Желание не выбирать что-то одно не удивит пропагандиста. Удивительна готовность либеральных агностиков это терпеть и их готовность сбросить со счетов как упрощенцев и экстремистов тех, кому хватает смелости называть вещи своими именами. Таких смельчаков обвиняют в сотрясании воздуха, в воображении устаревшей карикатуры на религию, где у Бога борода и живет он в физическом месте, называемом небесами. Теперь, говорят нам, религия уже не та. Небеса уже не физическое место, а у Бога уже нет физического тела, на котором могла бы расти борода. Что же, замечательно: отдельные магистерии, настоящее сближение. Но доктрина о Вознесении Девы Марии была определена папой Пием XII как догмат веры только i ноября 1950 года, и вера в нее обязательна для всех католиков. В этом догмате ясно утверждается, что тело Девы Марии было взято на небеса и воссоединилось с ее душой. Что это может значить, как не то, что небеса — это физическое место, достаточно физическое, чтобы там могли находиться тела? Повторю, это не какая-то старомодная и забытая традиция, которая сегодня имеет лишь чисто символическое значение.

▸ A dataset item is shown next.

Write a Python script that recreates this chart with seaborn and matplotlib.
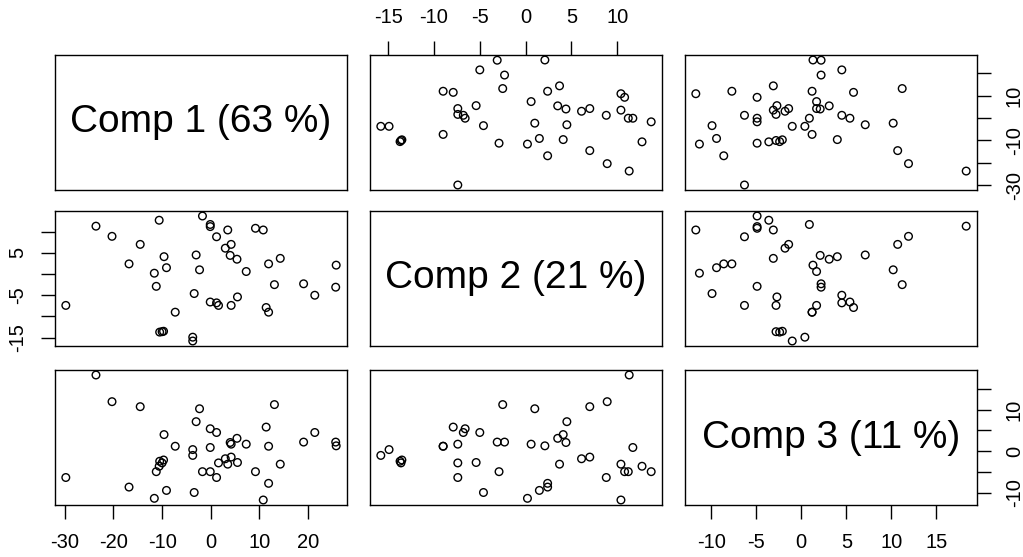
import matplotlib
matplotlib.use("Agg")
import matplotlib.pyplot as plt
import pandas as pd
import seaborn as sns

# Principal component scores (one value per observation)
comp1 = [-1.7, -23.6, -10.6, -0.1, -0.1, 3.5, 1.2, 9.2, 10.8, -20.3,
         -14.5, 4.2, 3.0, 4.0, 5.4, -3.0, -9.6, -16.8, -9.1, -11.6,
         -2.3, 7.3, 11.9, 14.3, 25.8, -11.2, -3.4, 13.1, 19.1, 25.7,
         21.4, -29.8, 5.5, -0.1, 1.2, 1.6, 4.2, 11.4, 11.9, -7.3,
         -10.5, -9.7, -10.0, -3.7, -3.7]
comp2 = [13.7, 11.3, 12.7, 11.7, 11.2, 10.4, 8.8, 10.8, 10.4, 8.9,
         7.0, 7.0, 6.1, 4.4, 3.5, 4.5, 4.1, 2.4, 1.5, 0.2,
         1.0, 0.6, 2.4, 3.7, 2.1, -2.9, -4.6, -2.5, -2.3, -3.1,
         -5.0, -7.4, -5.4, -6.6, -6.8, -7.4, -7.4, -7.9, -9.0, -9.0,
         -13.7, -13.5, -13.6, -14.9, -15.8]
comp3 = [-4.9, 18.3, -3.6, 0.9, -4.9, -3.1, -6.3, -4.9, -11.7, 11.9,
         10.7, -1.4, -1.8, 2.1, 3.1, 7.1, 4.0, -8.6, -9.4, -11.3,
         10.2, 1.7, -7.7, -3.1, 1.3, -4.9, -9.9, 11.2, 2.2, 2.2,
         4.5, -6.3, -2.7, 5.4, 4.5, -2.8, 1.7, 5.8, 1.2, 1.2,
         -2.4, -2.1, -2.8, 0.4, -1.0]

variables = ["Comp1", "Comp2", "Comp3"]
diag_labels = ["Comp 1 (63 %)", "Comp 2 (21 %)", "Comp 3 (11 %)"]

tick_values = {
    "Comp1": [-30, -20, -10, 0, 10, 20],
    "Comp2": [-15, -10, -5, 0, 5, 10],
    "Comp3": [-10, -5, 0, 5, 10, 15],
}
# rotated (vertical) axes only label every other tick
vertical_labels = {
    "Comp1": [-30, -10, 10],
    "Comp2": [-15, -5, 5],
    "Comp3": [-10, 0, 10],
}

df = pd.DataFrame({"Comp1": comp1, "Comp2": comp2, "Comp3": comp3})

sns.set_style("white")
plt.rcParams["font.family"] = ["Liberation Sans", "DejaVu Sans"]

W, H = 1023, 557
fig = plt.figure(figsize=(W / 100, H / 100), dpi=100)

col_left = [55, 370, 685]
row_top = [55, 211, 370]
pw, ph = 292, 135

limits = {}
for v in variables:
    lo, hi = df[v].min(), df[v].max()
    pad = 0.04 * (hi - lo)
    limits[v] = (lo - pad, hi + pad)

tick_kw = dict(length=10, width=1.0, pad=10, labelsize=14.5,
               color="black", labelcolor="black", direction="out")

for i, yv in enumerate(variables):
    for j, xv in enumerate(variables):
        rect = [col_left[j] / W, 1 - (row_top[i] + ph) / H, pw / W, ph / H]
        ax = fig.add_axes(rect)
        ax.set_xlim(*limits[xv])
        ax.set_ylim(*limits[yv])
        if i == j:
            ax.text(0.5, 0.5, diag_labels[i], transform=ax.transAxes,
                    ha="center", va="center", fontsize=28, color="black")
        else:
            sns.scatterplot(data=df, x=xv, y=yv, ax=ax, s=30,
                            facecolors="none", edgecolor="black",
                            linewidth=1.0, legend=False)
        ax.set_xlabel("")
        ax.set_ylabel("")
        for sp in ax.spines.values():
            sp.set_visible(True)
            sp.set_color("black")
            sp.set_linewidth(1.0)
        ax.tick_params(axis="both", which="both", bottom=False, top=False,
                       left=False, right=False, labelbottom=False,
                       labeltop=False, labelleft=False, labelright=False)
        ax.set_xticks([])
        ax.set_yticks([])

        # x axes: bottom for columns 1 and 3, top for column 2
        if i == 2 and j in (0, 2):
            ax.set_xticks(tick_values[xv], labels=[str(t) for t in tick_values[xv]])
            ax.tick_params(axis="x", bottom=True, labelbottom=True, **tick_kw)
        if i == 0 and j == 1:
            ax.set_xticks(tick_values[xv], labels=[str(t) for t in tick_values[xv]])
            ax.tick_params(axis="x", top=True, labeltop=True, **tick_kw)
        # y axes: left for row 2, right for rows 1 and 3
        if j == 0 and i == 1:
            labs = [str(t) if t in vertical_labels[yv] else "" for t in tick_values[yv]]
            ax.set_yticks(tick_values[yv], labels=labs)
            ax.tick_params(axis="y", left=True, labelleft=True,
                           labelrotation=90, **tick_kw)
            for t in ax.get_yticklabels():
                t.set_va("center")
        if j == 2 and i in (0, 2):
            labs = [str(t) if t in vertical_labels[yv] else "" for t in tick_values[yv]]
            ax.set_yticks(tick_values[yv], labels=labs)
            ax.tick_params(axis="y", right=True, labelright=True,
                           labelrotation=90, **tick_kw)
            for t in ax.get_yticklabels():
                t.set_va("center")

fig.savefig("out.png", dpi=100, facecolor="white")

Уже в XX веке (говоря словами “Католической энциклопедии” 1996 года) папа Пий XII “непогрешимо провозгласил Вознесение Пресвятой Девы Марии догмой католической веры”, тем самым повысив статус официальной доктрины, которую его предшественник, Бенедикт XIV, тоже в XX веке, назвал “возможным мнением, отрицать которое было бы безбожием и богохульством”.
Сближение? Только когда это будет приемлемо. Для честного судьи предполагаемое сближение между религией и наукой остается неубедительной, пустой, бессодержательной пропагандистской выдумкой.